# Starting a tractor after a rollover (Oliver 1650)



## 8350HiTech (Jul 26, 2013)

So I bought another tractor...

http://chambersburg.craigslist.org/grd/4985547287.html

It was rolled about 18 months ago. Sadly, the operator didn't survive. Since then it has been parked in a shed. Frankly, I'm surprised the family didn't send it to be melted the day that the accident occurred.

What precautions should I be taking when getting this thing going again? I have some ideas but I'm looking for more opinions.


----------



## deadmoose (Oct 30, 2011)

Keep it level. Avoid excess slope.


----------



## discbinedr (Mar 4, 2013)

Install ROPS and seatbelt.


----------



## urednecku (Oct 18, 2010)

Like they ^^ said.

If you are talking about the engine, make sure things like radiator, fans, etc are OK, the fluids are right, & hit the starter. Back when I was in high school I was working @ the Culligan Water Softener dealer when one of the trucks went up-side-down in a creek. (Driver got out with few injuries.) Totally underwater I think for 2 days. Once they got it back to the shop, they changed all fluids & it started right up.

Good luck with it!


----------



## 8350HiTech (Jul 26, 2013)

discbinedr said:


> Install ROPS and seatbelt.


Already have a "wanted" ad submitted for Lanc Farming this week.

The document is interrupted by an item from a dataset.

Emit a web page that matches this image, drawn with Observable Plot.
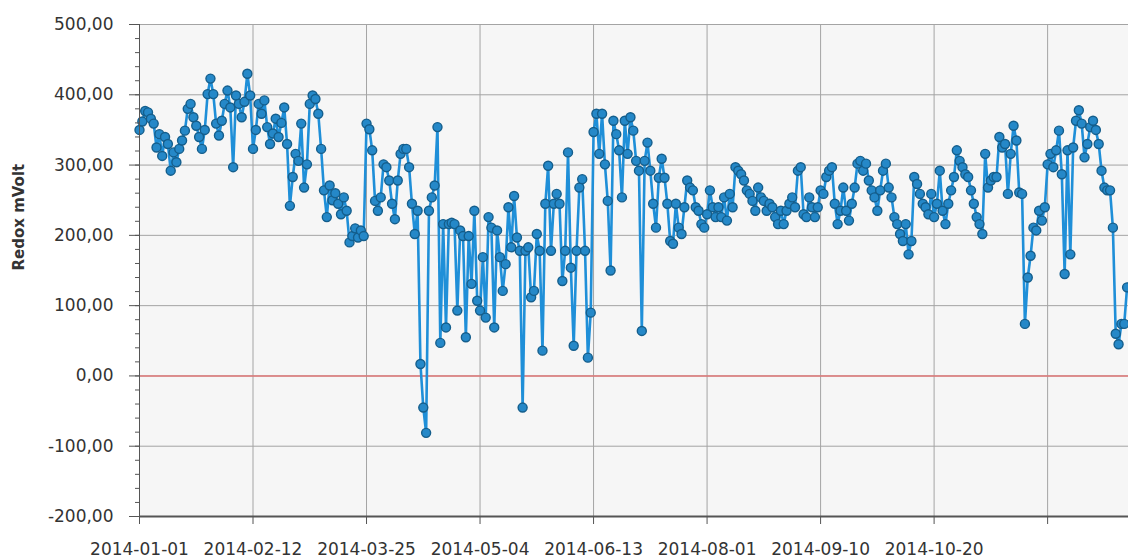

And yes, urednecku, I was talking about the engine.


----------



## Lostin55 (Sep 21, 2013)

About ten years ago I layed my JD on its side in a muck hole. It sat that way for a couple hours before I could get it upright. The only issue was engine oil had run out some. Everything else was good.. It cranked right up.
I would guess that it all depends on how long it sat on its side.
Thankfully mine has a cab on it and I wasn't hurt, just my pride. I was on "dry" ground and they had buried a 12" waterline there the year before. Well, the surface was dry anyway, underneath sure wasnt. I was in 6th gear idling down the easement and the next thing I knew the grass was coming up at the window.


----------



## mlappin (Jun 25, 2009)

Shouldn't be a problem, and any fluids should have drained back down if any found there way to the wrong side of the pistons.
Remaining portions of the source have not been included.